The Economics of Welfare oleh Arthur Cecil Pigou (1920).
Dari beberapa teori-teori ekonomi yang saya pelajari, terdapat satu gagasan menarik dari Arthur Cecil Pigou (1920) dalam bukunya yang berjudul “The Economics of Welfare” yang menjelaskan bagaimana Pemerintah melakukan intervensi untuk dapat meningkatkan kesejahteraan sosial dengan menekankan Pajak dan memberikan Subsidi kepada masyarakat agar terjadinya keseimbangan di ekosistem pasar.
Secara teoritis, tidak ada jalan lagi bagi Pemerintah untuk memperoleh dana segar yang didapatkan dengan tempo yang singkat kecuali dari pajak yang disetorkan oleh masyarakat, meskipun dalam harfiah lain, tingginya setoran pajak yang ditetapkan oleh Pemerintah akan memberikan dampak maupun impresi negatif secara langsung dari masyarakat akan keputusan ini. Menjadi menarik, adalah bila Pemerintah menetapkan tarif pajak yang tinggi namun mereka memiliki komitmen tinggi dan dapat dipertanggungjawabkan, terhadap tingkat kesejahteraan yang akan diterima oleh masyarakat atas imbal balik dari tingginya tarif pajak yang ditetapkan oleh Pemerintah.

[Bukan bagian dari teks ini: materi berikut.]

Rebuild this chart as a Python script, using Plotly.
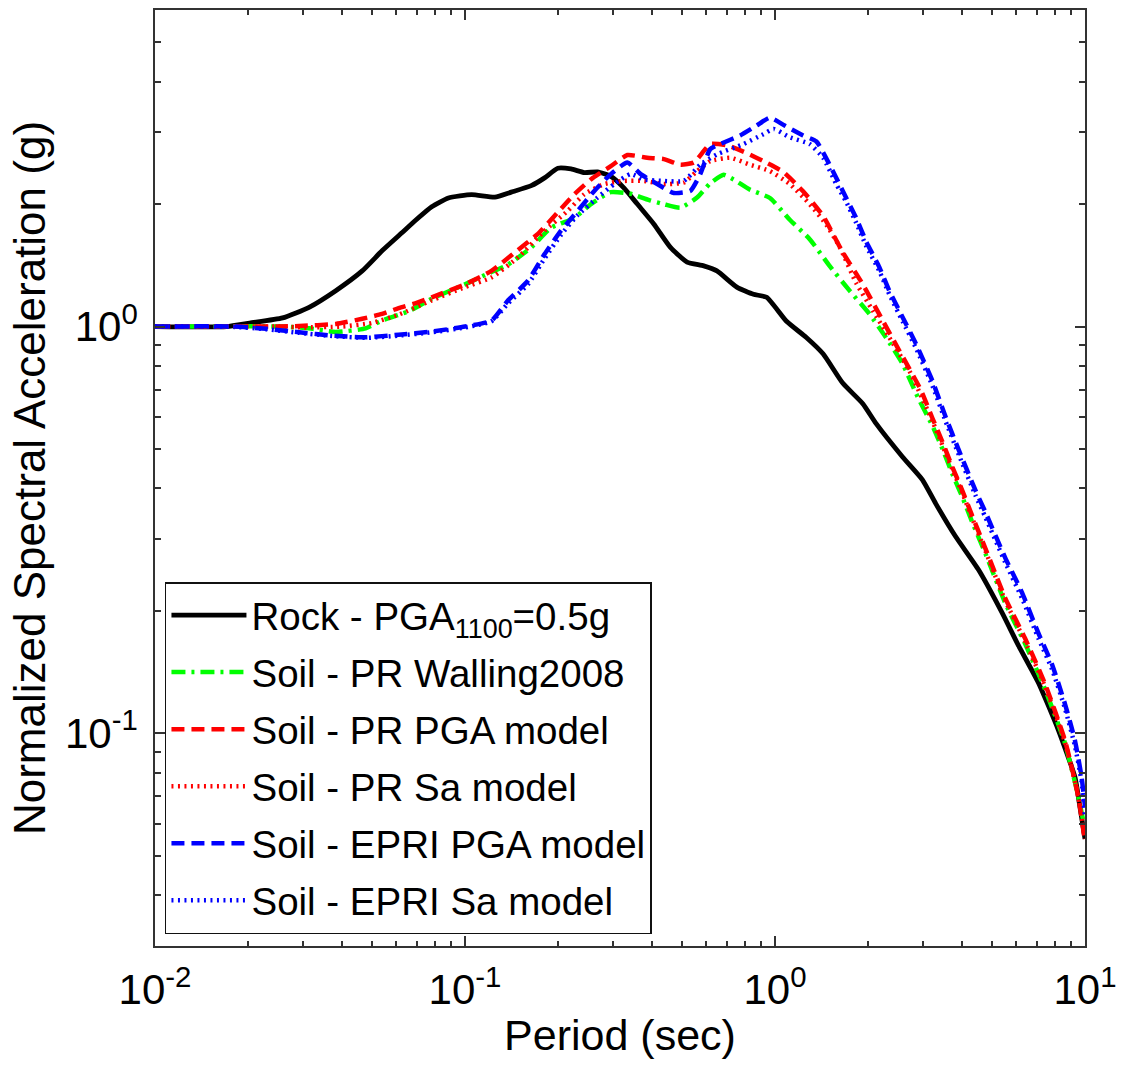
import plotly.graph_objects as go

# ---------------- data (period in sec, normalized Sa in g) ----------------
rock_T = [0.01, 0.017, 0.0202, 0.0258, 0.0314, 0.0383, 0.0466, 0.054, 0.0626, 0.069,
          0.0781, 0.0884, 0.105, 0.1248, 0.141, 0.1636, 0.1806, 0.1992, 0.2198, 0.2427,
          0.2677, 0.2954, 0.326, 0.3597, 0.407, 0.46, 0.5204, 0.589, 0.6495, 0.753,
          0.852, 0.94, 1.089, 1.262, 1.429, 1.656, 1.92, 2.12, 2.58, 2.99,
          3.30, 3.82, 4.54, 5.40, 6.11, 7.08, 8.20, 9.28, 9.6, 10.0]
rock_Sa = [1.0, 1.0, 1.02, 1.05, 1.115, 1.225, 1.37, 1.535, 1.70, 1.82,
           1.97, 2.07, 2.11, 2.08, 2.14, 2.22, 2.32, 2.45, 2.44, 2.39,
           2.40, 2.34, 2.19, 2.0, 1.785, 1.565, 1.44, 1.41, 1.37, 1.25,
           1.20, 1.18, 1.03, 0.94, 0.857, 0.725, 0.646, 0.577, 0.478, 0.42,
           0.367, 0.305, 0.252, 0.198, 0.164, 0.133, 0.102, 0.078, 0.067, 0.055]

walling_T = [0.01, 0.0257, 0.0314, 0.0383, 0.0478, 0.054, 0.0658, 0.0781, 0.1, 0.1188,
             0.1377, 0.1636, 0.1896, 0.2254, 0.2548, 0.2954, 0.3423, 0.397, 0.438, 0.4955,
             0.5605, 0.618, 0.683, 0.735, 0.831, 0.963, 1.116, 1.294, 1.5, 1.74,
             2.016, 2.28, 2.58, 2.89, 3.22, 3.47, 3.73, 4.02, 4.33, 4.77,
             5.53, 6.41, 7.44, 8.62, 9.51, 10.0]
walling_Sa = [1.0, 1.0, 0.99, 0.97, 0.99, 1.035, 1.09, 1.17, 1.27, 1.35,
              1.42, 1.565, 1.75, 1.85, 2.0, 2.14, 2.12, 2.04, 2.0, 1.96,
              2.075, 2.25, 2.36, 2.30, 2.17, 2.07, 1.83, 1.64, 1.41, 1.225,
              1.074, 0.94, 0.81, 0.67, 0.57, 0.50, 0.435, 0.381, 0.33, 0.277,
              0.209, 0.166, 0.128, 0.0945, 0.07, 0.058]

pr_pga_T = [0.01, 0.025, 0.0292, 0.0383, 0.0466, 0.054, 0.0611, 0.0691, 0.0781, 0.1,
            0.1217, 0.1446, 0.1719, 0.1992, 0.2254, 0.2548, 0.2954, 0.334, 0.387, 0.438,
            0.4955, 0.547, 0.589, 0.618, 0.699, 0.811, 0.917, 1.063, 1.232, 1.429,
            1.656, 1.92, 2.226, 2.516, 2.95, 3.22, 3.47, 3.73, 4.02, 4.33,
            4.77, 5.53, 6.41, 7.44, 8.62, 9.51, 10.0]
pr_pga_Sa = [1.0, 1.0, 1.003, 1.015, 1.045, 1.074, 1.11, 1.14, 1.18, 1.27,
             1.37, 1.52, 1.69, 1.91, 2.115, 2.30, 2.48, 2.64, 2.60, 2.58,
             2.50, 2.53, 2.70, 2.81, 2.79, 2.67, 2.55, 2.40, 2.15, 1.87,
             1.52, 1.27, 1.034, 0.873, 0.70, 0.595, 0.52, 0.452, 0.395, 0.342,
             0.285, 0.215, 0.171, 0.132, 0.096, 0.07, 0.054]

pr_sa_T = [0.01, 0.025, 0.03, 0.04, 0.05, 0.0611, 0.0781, 0.1, 0.1217, 0.1483,
           0.1806, 0.2145, 0.2427, 0.2813, 0.326, 0.378, 0.438, 0.508, 0.5605, 0.618,
           0.717, 0.831, 0.963, 1.116, 1.294, 1.464, 1.616, 1.827, 2.068, 2.337,
           2.709, 3.22, 3.47, 3.73, 4.02, 4.33, 4.77, 5.53, 6.41, 7.44,
           8.62, 9.51, 10.0]
pr_sa_Sa = [1.0, 1.0, 0.995, 1.0, 1.02, 1.07, 1.16, 1.25, 1.32, 1.48,
            1.72, 1.925, 2.115, 2.24, 2.28, 2.28, 2.24, 2.26, 2.41, 2.55,
            2.60, 2.50, 2.41, 2.24, 2.0, 1.78, 1.57, 1.28, 1.094, 0.94,
            0.78, 0.585, 0.51, 0.446, 0.39, 0.337, 0.281, 0.212, 0.168, 0.13,
            0.095, 0.07, 0.055]

epri_pga_T = [0.01, 0.018, 0.0228, 0.0292, 0.0373, 0.0478, 0.0611, 0.0781, 0.1, 0.1217,
              0.1377, 0.1596, 0.1806, 0.204, 0.231, 0.2613, 0.2954, 0.334, 0.3687, 0.417,
              0.4717, 0.5333, 0.574, 0.618, 0.666, 0.772, 0.873, 0.963, 1.074, 1.232,
              1.36, 1.5, 1.656, 1.827, 1.967, 2.17, 2.337, 2.58, 2.85, 3.22,
              3.55, 3.92, 4.43, 4.77, 5.53, 6.26, 7.08, 7.82, 8.62, 9.28,
              9.75, 10.0]
epri_pga_Sa = [1.0, 1.0, 0.987, 0.968, 0.95, 0.941, 0.955, 0.972, 1.0, 1.034,
               1.16, 1.296, 1.507, 1.72, 1.925, 2.155, 2.37, 2.53, 2.37, 2.24,
               2.13, 2.155, 2.37, 2.73, 2.81, 2.95, 3.12, 3.26, 3.12, 2.95,
               2.85, 2.5, 2.15, 1.85, 1.62, 1.40, 1.225, 1.054, 0.906, 0.735,
               0.60, 0.496, 0.396, 0.35, 0.27, 0.222, 0.176, 0.148, 0.118, 0.096,
               0.078, 0.066]

epri_sa_T = [0.01, 0.018, 0.0228, 0.0292, 0.0373, 0.0478, 0.0611, 0.0781, 0.1, 0.1217,
             0.1377, 0.1596, 0.1806, 0.204, 0.231, 0.2677, 0.303, 0.342, 0.378, 0.438,
             0.508, 0.574, 0.6495, 0.791, 0.917, 0.99, 1.116, 1.294, 1.43, 1.576,
             1.70, 1.827, 1.967, 2.17, 2.337, 2.58, 2.85, 3.22, 3.55, 3.92,
             4.43, 4.77, 5.53, 6.26, 7.08, 7.82, 8.62, 9.28, 9.75, 10.0]
epri_sa_Sa = [1.0, 0.998, 0.985, 0.965, 0.948, 0.938, 0.95, 0.968, 0.995, 1.03,
              1.14, 1.27, 1.47, 1.68, 1.88, 2.075, 2.24, 2.37, 2.30, 2.28,
              2.28, 2.5, 2.65, 2.81, 2.97, 3.06, 2.92, 2.81, 2.60, 2.24,
              2.02, 1.80, 1.58, 1.37, 1.20, 1.03, 0.885, 0.715, 0.585, 0.483,
              0.385, 0.34, 0.263, 0.215, 0.171, 0.144, 0.115, 0.093, 0.076, 0.062]

series_names = ["Rock - PGA<sub>1100</sub>=0.5g",
                "Soil - PR Walling2008",
                "Soil - PR PGA model",
                "Soil - PR Sa model",
                "Soil - EPRI PGA model",
                "Soil - EPRI Sa model"]

x_tickvals = [0.01, 0.1, 1, 10]
x_ticktext = ["10<sup>-2</sup>", "10<sup>-1</sup>", "10<sup>0</sup>", "10<sup>1</sup>"]
x_minor = [0.02, 0.03, 0.04, 0.05, 0.06, 0.07, 0.08, 0.09,
           0.2, 0.3, 0.4, 0.5, 0.6, 0.7, 0.8, 0.9,
           2, 3, 4, 5, 6, 7, 8, 9]
y_tickvals = [0.1, 1]
y_ticktext = ["10<sup>-1</sup>", "10<sup>0</sup>"]
y_minor = [0.03, 0.04, 0.05, 0.06, 0.07, 0.08, 0.09,
           0.2, 0.3, 0.4, 0.5, 0.6, 0.7, 0.8, 0.9,
           2, 3, 4, 5]

# ---------------- figure ----------------
FONT = "Liberation Sans, Arial, Helvetica, sans-serif"
AX = "#333333"

styles = [
    dict(color="#000000", width=4.8, dash="solid"),
    dict(color="#00FF00", width=4.5, dash="14px,6px,3px,6px"),
    dict(color="#FF0000", width=4.5, dash="13px,7px"),
    dict(color="#FF0000", width=4.5, dash="2px,4.5px"),
    dict(color="#0000FF", width=4.5, dash="13px,7px"),
    dict(color="#0000FF", width=4.5, dash="2px,4.5px"),
]
xs = [rock_T, walling_T, pr_pga_T, pr_sa_T, epri_pga_T, epri_sa_T]
ys = [rock_Sa, walling_Sa, pr_pga_Sa, pr_sa_Sa, epri_pga_Sa, epri_sa_Sa]

fig = go.Figure()
for i in range(6):
    fig.add_trace(go.Scatter(
        x=xs[i], y=ys[i], mode="lines", name=series_names[i],
        line=dict(shape="spline", smoothing=0.5, **styles[i]),
        legendgroup=f"g{i}",
    ))

fig.update_layout(
    width=1125, height=1067,
    margin=dict(l=155, r=35, t=8, b=121),
    paper_bgcolor="white", plot_bgcolor="white",
    font=dict(family=FONT, color="black"),
    showlegend=True,
    legend=dict(
        x=0.0107, y=0.0128, xanchor="left", yanchor="bottom",
        bgcolor="white", bordercolor="#111111", borderwidth=1.5,
        font=dict(family=FONT, size=38.5, color="black"),
        itemwidth=75, tracegroupgap=4,
    ),
)

fig.update_xaxes(
    type="log", range=[-2, 1],
    tickmode="array", tickvals=x_tickvals, ticktext=x_ticktext,
    ticks="inside", ticklen=10, tickwidth=1.5, tickcolor=AX,
    showline=True, linecolor=AX, linewidth=1.5, mirror="ticks",
    showgrid=False, zeroline=False,
    tickfont=dict(family=FONT, size=42, color="black"),
    ticklabelstandoff=6,
    title=dict(text="Period (sec)", font=dict(family=FONT, size=43, color="black"), standoff=8),
    minor=dict(tickmode="array", tickvals=x_minor, ticks="inside", ticklen=5,
               tickwidth=1.5, tickcolor=AX, showgrid=False),
)
fig.update_yaxes(
    type="log", range=[-1.5229, 0.7782],
    tickmode="array", tickvals=y_tickvals, ticktext=y_ticktext,
    ticks="inside", ticklen=10, tickwidth=1.5, tickcolor=AX,
    showline=True, linecolor=AX, linewidth=1.5, mirror="ticks",
    showgrid=False, zeroline=False,
    tickfont=dict(family=FONT, size=42, color="black"),
    ticklabelstandoff=7,
    title=dict(text="Normalized Spectral Acceleration (g)",
               font=dict(family=FONT, size=44, color="black"), standoff=6),
    minor=dict(tickmode="array", tickvals=y_minor, ticks="inside", ticklen=6,
               tickwidth=1.5, tickcolor=AX, showgrid=False),
)

fig.write_html("out.html")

Pigou menerangkan bahwa, kesejahteraan dan redistribusi kemakmuran adalah bentuk komitmen yang sudah seharusnya diberikan oleh otoritas pemerintah, dimana atas dana atau uang pajak yang mereka kumpulkan dari masyarakat merupakan hak masyarakat itu sendiri, meskipun pengelolaannya dilakukan oleh Pemerintah. Secara tidak langsung, Pemerintah memiliki hutang terhadap masyarakat dalam bentuk tingkat kesejahteraan yang harus dijamin entah itu dalam bentuk fasilitas maupun infrastruktur secara umum, kemudahan masyarakat dalam memperoleh pekerjaan, kemudahan mengakses layanan kesehatan, tingginya mutu maupun tingkat pendidikan yang diberikan, dan benefit atau manfaat lainnya.

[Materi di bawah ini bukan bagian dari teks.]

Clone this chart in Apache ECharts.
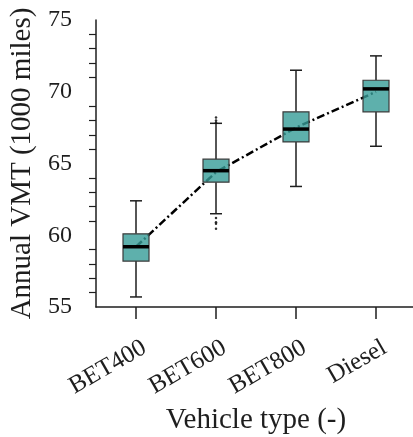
<!DOCTYPE html>
<html>
<head>
<meta charset="utf-8">
<script src="https://cdn.jsdelivr.net/npm/echarts@6/dist/echarts.min.js"></script>
<style>
html, body { margin: 0; padding: 0; background: #fff; }
#echart { width: 413px; height: 437px; }
</style>
</head>
<body>
<div id="echart"></div>
<script>
// Data
var categories = ['BET400', 'BET600', 'BET800', 'Diesel'];
var whiskerLow = [55.7, 61.5, 63.4, 66.2];
var q1 = [58.2, 63.7, 66.5, 68.6];
var median = [59.2, 64.5, 67.4, 70.2];
var q3 = [60.1, 65.3, 68.6, 70.8];
var whiskerHigh = [62.4, 67.8, 71.5, 72.5];
var means = [59.2, 64.4, 67.5, 70.0];
// outliers: [category index, value]
var outliers = [[1, 68.2], [1, 68.0], [1, 67.85], [1, 61.2], [1, 60.9], [1, 60.8], [1, 60.45]];

var boxData = [];
for (var i = 0; i < categories.length; i++) {
	boxData.push([i, whiskerLow[i], q1[i], median[i], q3[i], whiskerHigh[i]]);
}

var font = 'Liberation Serif';
var ink = '#1e1e1e';

function renderBox(params, api) {
	var x = api.value(0);
	var pLow = api.coord([x, api.value(1)]);
	var pQ1 = api.coord([x, api.value(2)]);
	var pMed = api.coord([x, api.value(3)]);
	var pQ3 = api.coord([x, api.value(4)]);
	var pHigh = api.coord([x, api.value(5)]);
	var cx = pMed[0];
	var halfW = 13;
	var capHalf = 6;
	var stroke = { stroke: ink, lineWidth: 1.5 };
	return {
		type: 'group',
		children: [
			{ type: 'line', shape: { x1: cx, y1: pLow[1], x2: cx, y2: pQ1[1] }, style: stroke },
			{ type: 'line', shape: { x1: cx, y1: pQ3[1], x2: cx, y2: pHigh[1] }, style: stroke },
			{ type: 'line', shape: { x1: cx - capHalf, y1: pLow[1], x2: cx + capHalf, y2: pLow[1] }, style: stroke },
			{ type: 'line', shape: { x1: cx - capHalf, y1: pHigh[1], x2: cx + capHalf, y2: pHigh[1] }, style: stroke },
			{ type: 'rect', shape: { x: cx - halfW, y: pQ3[1], width: halfW * 2, height: pQ1[1] - pQ3[1] },
				style: { fill: 'rgba(54,156,151,0.8)', stroke: '#3a3a3a', lineWidth: 1.2 } },
			{ type: 'line', shape: { x1: cx - halfW, y1: pMed[1], x2: cx + halfW, y2: pMed[1] },
				style: { stroke: '#000', lineWidth: 3.5 } }
		]
	};
}

var myChart = echarts.init(document.getElementById('echart'));
var option = {
	backgroundColor: '#fff',
	animation: false,
	grid: {
		left: 96,
		top: 20,
		width: 320,
		bottom: 130,
		outerBoundsMode: 'none'
	},
	xAxis: {
		type: 'category',
		data: categories,
		boundaryGap: true,
		name: 'Vehicle type (-)',
		nameLocation: 'middle',
		nameGap: 94,
		nameTextStyle: { fontFamily: font, fontSize: 29, color: ink },
		axisLine: { lineStyle: { color: ink, width: 1.5 } },
		axisTick: { show: true, interval: 0, alignWithLabel: true, length: 12, lineStyle: { color: ink, width: 1.5 } },
		axisLabel: { interval: 0, rotate: 30, margin: 44, padding: [26, -10, 0, 0], fontFamily: font, fontSize: 25, color: ink },
		splitLine: { show: false }
	},
	yAxis: {
		type: 'value',
		min: 55,
		max: 75,
		interval: 5,
		name: 'Annual VMT (1000 miles)',
		nameLocation: 'middle',
		nameGap: 57,
		nameTextStyle: { fontFamily: font, fontSize: 29, color: ink },
		axisLine: { show: true, lineStyle: { color: ink, width: 1.5 } },
		axisTick: { length: 13, lineStyle: { color: ink, width: 1.5 } },
		minorTick: { show: true, splitNumber: 5, length: 7, lineStyle: { color: ink, width: 1.2 } },
		axisLabel: { margin: 24, fontFamily: font, fontSize: 24, color: ink },
		splitLine: { show: false }
	},
	series: [{
		name: 'mean',
		type: 'line',
		data: means,
		z: 1,
		symbol: 'none',
		lineStyle: { color: '#000', width: 2.5, type: [8, 3, 2, 3] }
	}, {
		name: 'box',
		type: 'custom',
		z: 3,
		renderItem: renderBox,
		encode: { x: 0, y: [1, 2, 3, 4, 5] },
		data: boxData
	}, {
		name: 'outliers',
		type: 'scatter',
		z: 4,
		symbolSize: 2.5,
		itemStyle: { color: '#000' },
		data: outliers
	}]
};
myChart.setOption(option);
</script>
</body>
</html>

Dan, ini yang perlu diingat, Pemerintah harusnya sadar bahwa dana pajak yang telah terkumpul, itu merupakan dana yang berasal dari uang rakyat, uang yang dikumpulkan dari hasil jerih payah mereka mencari nafkah. Sudah sepatutnya, masyarakat memperoleh manfaat atau benefit dari dana pajak yang telah terkumpul. Dan harusnya Pemerintah paham, bahwa mereka diberikan amanah oleh rakyat melalui Undang-Undang dalam hal pengelolaan dana pajak untuk kesejahteraan masyarakat Indonesia.